§ Listing
§ §
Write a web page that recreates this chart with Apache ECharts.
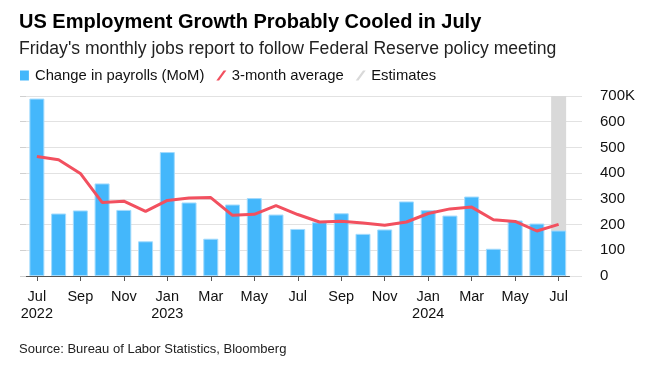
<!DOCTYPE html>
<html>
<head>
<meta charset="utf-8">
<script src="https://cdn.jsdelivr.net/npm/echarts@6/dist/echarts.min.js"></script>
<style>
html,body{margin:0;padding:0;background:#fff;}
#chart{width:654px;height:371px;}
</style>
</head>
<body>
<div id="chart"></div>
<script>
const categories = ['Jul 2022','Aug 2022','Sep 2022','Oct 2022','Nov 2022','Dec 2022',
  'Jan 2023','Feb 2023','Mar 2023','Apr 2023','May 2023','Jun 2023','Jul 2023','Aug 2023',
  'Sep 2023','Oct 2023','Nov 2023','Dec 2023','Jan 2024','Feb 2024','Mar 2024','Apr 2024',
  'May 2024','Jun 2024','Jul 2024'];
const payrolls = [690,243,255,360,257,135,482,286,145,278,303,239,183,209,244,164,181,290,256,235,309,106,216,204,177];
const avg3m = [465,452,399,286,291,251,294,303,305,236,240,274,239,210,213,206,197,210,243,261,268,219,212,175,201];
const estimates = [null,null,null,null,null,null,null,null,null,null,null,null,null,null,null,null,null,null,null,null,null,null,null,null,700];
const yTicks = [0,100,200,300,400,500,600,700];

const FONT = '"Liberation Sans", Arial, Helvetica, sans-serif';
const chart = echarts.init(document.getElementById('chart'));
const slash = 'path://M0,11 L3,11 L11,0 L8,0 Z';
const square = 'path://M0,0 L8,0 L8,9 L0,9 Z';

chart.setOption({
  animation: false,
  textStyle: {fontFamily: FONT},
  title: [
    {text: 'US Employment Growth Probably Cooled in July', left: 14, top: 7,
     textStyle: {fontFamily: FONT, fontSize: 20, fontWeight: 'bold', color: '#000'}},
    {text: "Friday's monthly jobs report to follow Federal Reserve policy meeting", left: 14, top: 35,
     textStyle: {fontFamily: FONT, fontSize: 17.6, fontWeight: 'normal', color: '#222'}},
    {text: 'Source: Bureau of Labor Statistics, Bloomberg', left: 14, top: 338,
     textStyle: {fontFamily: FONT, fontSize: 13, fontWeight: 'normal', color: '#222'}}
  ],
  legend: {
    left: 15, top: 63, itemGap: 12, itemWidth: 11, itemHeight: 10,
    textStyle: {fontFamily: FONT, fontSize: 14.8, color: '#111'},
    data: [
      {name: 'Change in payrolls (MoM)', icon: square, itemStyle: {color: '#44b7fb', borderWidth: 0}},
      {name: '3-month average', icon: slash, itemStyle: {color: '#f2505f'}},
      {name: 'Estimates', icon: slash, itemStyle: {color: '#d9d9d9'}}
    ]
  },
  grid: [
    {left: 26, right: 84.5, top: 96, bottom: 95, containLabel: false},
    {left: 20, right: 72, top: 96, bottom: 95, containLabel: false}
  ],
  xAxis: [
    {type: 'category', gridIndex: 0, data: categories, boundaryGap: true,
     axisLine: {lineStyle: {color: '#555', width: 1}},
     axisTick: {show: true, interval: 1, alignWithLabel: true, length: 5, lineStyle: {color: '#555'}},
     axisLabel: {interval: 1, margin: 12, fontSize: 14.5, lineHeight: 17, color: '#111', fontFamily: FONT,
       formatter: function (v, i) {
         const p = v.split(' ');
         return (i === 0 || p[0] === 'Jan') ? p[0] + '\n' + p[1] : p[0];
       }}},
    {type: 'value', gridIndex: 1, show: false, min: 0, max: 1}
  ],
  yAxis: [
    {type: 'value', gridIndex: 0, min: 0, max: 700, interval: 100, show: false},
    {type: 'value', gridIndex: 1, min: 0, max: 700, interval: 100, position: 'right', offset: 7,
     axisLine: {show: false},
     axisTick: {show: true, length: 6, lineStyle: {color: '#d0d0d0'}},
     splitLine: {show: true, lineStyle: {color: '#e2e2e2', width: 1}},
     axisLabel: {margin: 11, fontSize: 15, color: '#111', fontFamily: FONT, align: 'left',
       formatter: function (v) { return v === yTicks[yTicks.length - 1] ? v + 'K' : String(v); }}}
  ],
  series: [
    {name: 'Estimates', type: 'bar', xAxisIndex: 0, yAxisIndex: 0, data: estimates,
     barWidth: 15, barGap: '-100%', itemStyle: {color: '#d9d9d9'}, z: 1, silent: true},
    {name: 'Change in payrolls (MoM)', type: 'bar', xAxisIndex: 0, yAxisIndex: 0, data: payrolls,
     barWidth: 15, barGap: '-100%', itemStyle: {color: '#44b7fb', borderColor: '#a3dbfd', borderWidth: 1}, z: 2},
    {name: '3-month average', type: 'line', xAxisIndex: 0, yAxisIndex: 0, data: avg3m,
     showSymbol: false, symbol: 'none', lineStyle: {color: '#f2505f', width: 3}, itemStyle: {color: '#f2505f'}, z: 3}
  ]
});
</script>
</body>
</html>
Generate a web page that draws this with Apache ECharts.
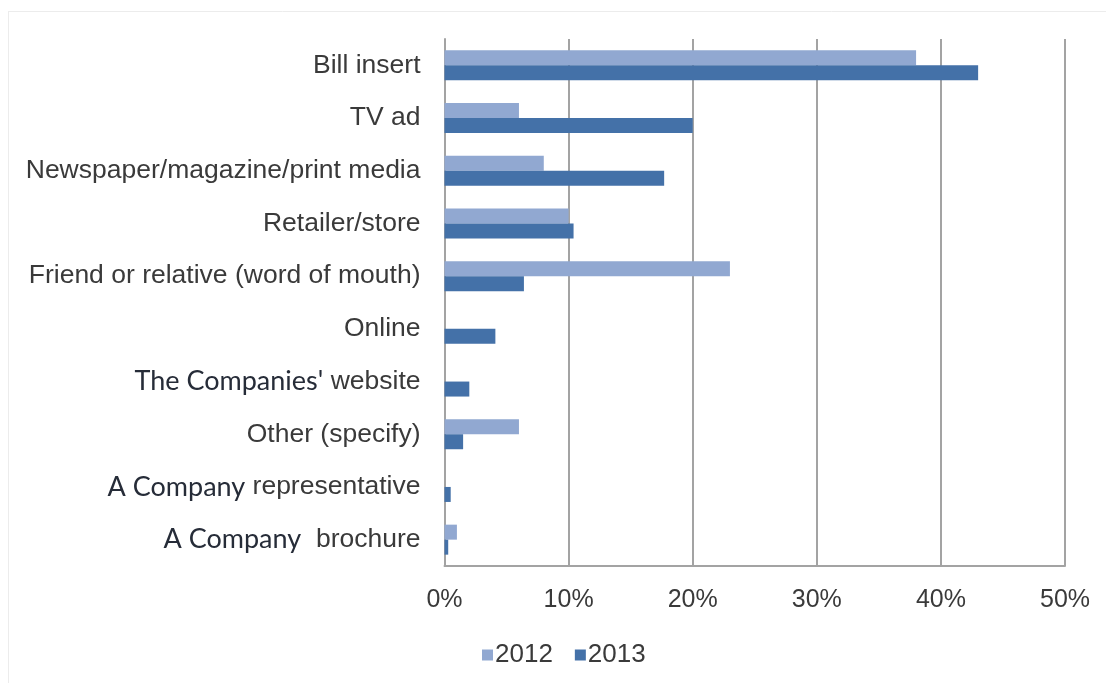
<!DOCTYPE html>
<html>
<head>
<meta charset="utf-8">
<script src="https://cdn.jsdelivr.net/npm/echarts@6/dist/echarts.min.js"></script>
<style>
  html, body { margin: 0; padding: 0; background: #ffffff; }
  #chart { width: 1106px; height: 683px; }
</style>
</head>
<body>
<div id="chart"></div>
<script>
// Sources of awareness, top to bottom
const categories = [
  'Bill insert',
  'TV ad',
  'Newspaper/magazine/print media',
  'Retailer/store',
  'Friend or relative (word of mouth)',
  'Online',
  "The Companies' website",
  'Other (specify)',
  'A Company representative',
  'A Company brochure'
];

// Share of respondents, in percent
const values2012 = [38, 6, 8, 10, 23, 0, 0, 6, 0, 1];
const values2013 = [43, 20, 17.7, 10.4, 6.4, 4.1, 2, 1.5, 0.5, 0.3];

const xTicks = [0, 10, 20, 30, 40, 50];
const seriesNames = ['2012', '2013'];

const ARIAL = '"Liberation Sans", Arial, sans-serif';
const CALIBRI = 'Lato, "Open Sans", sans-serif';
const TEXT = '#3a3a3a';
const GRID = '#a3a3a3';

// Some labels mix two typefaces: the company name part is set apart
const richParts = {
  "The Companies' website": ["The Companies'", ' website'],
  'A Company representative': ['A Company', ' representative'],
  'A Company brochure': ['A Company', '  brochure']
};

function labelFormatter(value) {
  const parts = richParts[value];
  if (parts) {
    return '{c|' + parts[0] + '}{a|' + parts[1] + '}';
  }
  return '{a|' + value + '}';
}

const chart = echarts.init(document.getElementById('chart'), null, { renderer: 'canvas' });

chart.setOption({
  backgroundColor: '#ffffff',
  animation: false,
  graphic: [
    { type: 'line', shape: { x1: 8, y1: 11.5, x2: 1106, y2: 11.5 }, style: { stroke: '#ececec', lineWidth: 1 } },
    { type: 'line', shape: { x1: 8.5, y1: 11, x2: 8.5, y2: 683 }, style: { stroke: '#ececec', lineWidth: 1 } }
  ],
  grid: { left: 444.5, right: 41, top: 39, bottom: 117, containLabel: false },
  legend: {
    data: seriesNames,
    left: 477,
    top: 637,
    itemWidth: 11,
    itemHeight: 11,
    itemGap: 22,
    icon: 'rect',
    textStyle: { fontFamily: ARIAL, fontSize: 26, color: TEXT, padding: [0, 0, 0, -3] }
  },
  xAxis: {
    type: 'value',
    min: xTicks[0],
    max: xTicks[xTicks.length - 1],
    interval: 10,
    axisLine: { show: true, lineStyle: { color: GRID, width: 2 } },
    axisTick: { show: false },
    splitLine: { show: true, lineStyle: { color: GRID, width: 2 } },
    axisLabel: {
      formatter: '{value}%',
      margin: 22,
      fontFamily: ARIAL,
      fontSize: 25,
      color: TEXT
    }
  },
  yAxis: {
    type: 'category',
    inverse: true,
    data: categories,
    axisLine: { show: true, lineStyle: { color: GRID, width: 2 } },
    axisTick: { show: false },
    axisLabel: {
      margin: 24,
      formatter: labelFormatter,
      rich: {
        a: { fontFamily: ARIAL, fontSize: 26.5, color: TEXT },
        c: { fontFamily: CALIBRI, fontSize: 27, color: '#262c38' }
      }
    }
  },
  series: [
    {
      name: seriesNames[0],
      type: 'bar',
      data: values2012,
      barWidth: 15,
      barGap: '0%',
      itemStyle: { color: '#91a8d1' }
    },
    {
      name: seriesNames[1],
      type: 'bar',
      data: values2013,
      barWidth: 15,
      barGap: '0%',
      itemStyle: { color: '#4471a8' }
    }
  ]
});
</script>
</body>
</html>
§ §
§ Written request
Repeat only the lines between the start of the data and the line with "const square = 'path://M0,0", including those two lines, and skip the pictures.

§ Solution below
Write a web page that recreates this chart with Apache ECharts.
<!DOCTYPE html>
<html>
<head>
<meta charset="utf-8">
<script src="https://cdn.jsdelivr.net/npm/echarts@6/dist/echarts.min.js"></script>
<style>
html,body{margin:0;padding:0;background:#fff;}
#chart{width:654px;height:371px;}
</style>
</head>
<body>
<div id="chart"></div>
<script>
const categories = ['Jul 2022','Aug 2022','Sep 2022','Oct 2022','Nov 2022','Dec 2022',
  'Jan 2023','Feb 2023','Mar 2023','Apr 2023','May 2023','Jun 2023','Jul 2023','Aug 2023',
  'Sep 2023','Oct 2023','Nov 2023','Dec 2023','Jan 2024','Feb 2024','Mar 2024','Apr 2024',
  'May 2024','Jun 2024','Jul 2024'];
const payrolls = [690,243,255,360,257,135,482,286,145,278,303,239,183,209,244,164,181,290,256,235,309,106,216,204,177];
const avg3m = [465,452,399,286,291,251,294,303,305,236,240,274,239,210,213,206,197,210,243,261,268,219,212,175,201];
const estimates = [null,null,null,null,null,null,null,null,null,null,null,null,null,null,null,null,null,null,null,null,null,null,null,null,700];
const yTicks = [0,100,200,300,400,500,600,700];

const FONT = '"Liberation Sans", Arial, Helvetica, sans-serif';
const chart = echarts.init(document.getElementById('chart'));
const slash = 'path://M0,11 L3,11 L11,0 L8,0 Z';
const square = 'path://M0,0 L8,0 L8,9 L0,9 Z';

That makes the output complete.